不思議な痕跡ですが、海側の庄内地方にはすっぽこは伝わっていないんです。もちろん上方との交流はあったので、あんかけ文化は残っていますが、「すっぽこ」という名前や「すっぽこ」と同じような料理は一切見当たりませんでした。ですからすっぽこは海路かではなく陸路から来たものではないかと考えられます。
-現在すっぽこはどこで食べることができますか?
すっぽこを提供する店は県内でも山形市にしか残っていません。私がすっぽこと出合ったころには、すっぽこ提供の店が8軒ありましたが、現在は「羽前屋」「寿屋本店」「栄屋本店」「品川家」の4軒のみ。実は県外でも、宮城県美里町、白石市、岩手県一関市などですっぽこを出す店があることを確認しています。こちらも山形のすっぽこ同様、近江商人が宮城、岩手へ渡った際に伝えたと推測しています。

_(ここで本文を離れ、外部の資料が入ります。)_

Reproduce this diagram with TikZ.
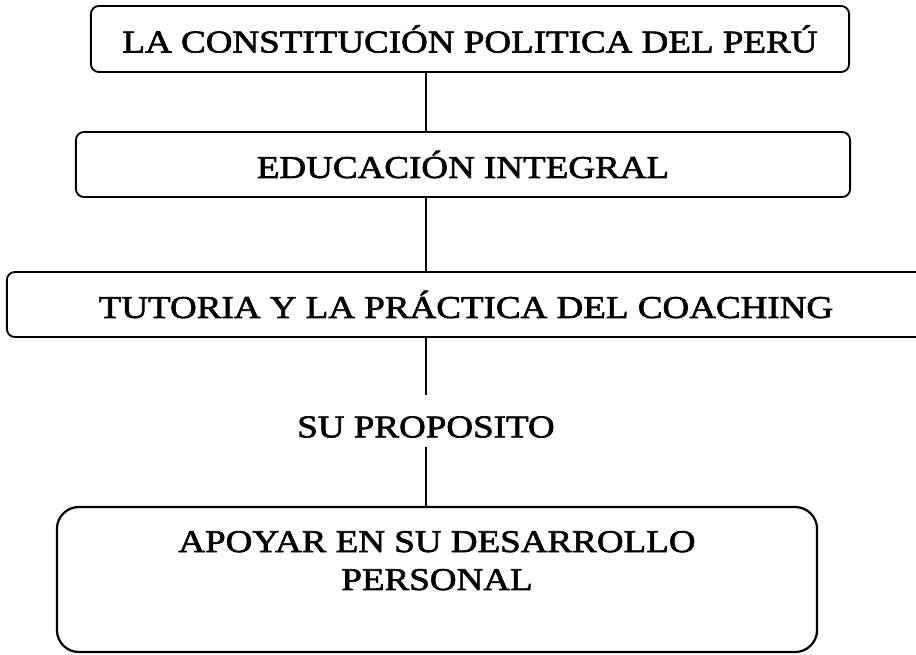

左上から羽前屋の「しっぽこ」、寿屋本店の「すっぽこ」
栄屋本店の「志っぽこ」、品川家の「しっぽこ」
各店であんの固さや具材、味、さらには呼び名も変わる。
-昔はメジャーな食べ物だったのでしょうか
昔はどこのそば屋でもすっぽこを提供していたと思います。具が豪華で値段も高かったので、裕福な旦那集が出前で頼んでいたメニューだったんです。人気が高い時代ももちろんありました。ですが、戦後の食糧難と、中華そばが入ってきたことにより、いつしかすっぽこは時代遅れの食べ物になっていったんですね。ある店の方は「すっぽこなんて年配の人がたまに来て『懐かしい』と言って食べていくくらい」とも言っていました。
研究所では固いあんで素朴な飾りっけのないものを「男すっぽこ」、柔らかなあんで華やかなものを「女すっぽこ」と呼んでいます。最近では仲間内ですっぽこを食べに行くことを「ぽこる」と言ったりして楽しんでいます。店の注文伝票に「ぽこ1」「ぽこ2」と書いているのを見つけたときもテンションが上がりましたね。
現在やっている試みとして、すっぽこを提供する4店舗で「すっぽこステッカー」を冬季限定で配布しています。すっぽこ研究所でも研究所オリジナルステッカーが手に入ります。すっぽこの店を回って、ぜひ「すっぽコンプリート」してほしいですね。
長岡さんの携帯電話には「すっぽコンプリート」したすっぽこシールがびっしり。
-すっぽこ研究所の今後の展望を教えてください
今シーズンはいくつかのメディアにも取り上げられ、かなり皆さんに知ってもらえるようになったので、皆さんに食べてもらいたいという思いが一番。あとは山形県と市の公式
観光パンフレットに載りたいです。ゆくゆくは全国版の観光ガイドブックにも。
山形の冬の味覚として、夏の「冷やしラーメン」と肩を並べる存在になりたいですね。
-長岡さん、どうもありがとうございました。
研究を始めて10年たった今でも、「すっぽこ」への好奇心と探究心が衰える様子のない長岡さん。そんな長岡さんの研究に賛同し、すっぽこを食べ歩くメンバーも増えている。「毎年鍋焼きうどんがよく売れるのに、今年はなぜかすっぽこの方が出るんです」と不思議そうに語っていた、とあるそば屋の店主の言葉通り、消えかけていた「すっぽこ」に再び光が当たり始めている。山形にすっぽこがある限り、長岡さんの研究はまだまだ続きそうだ。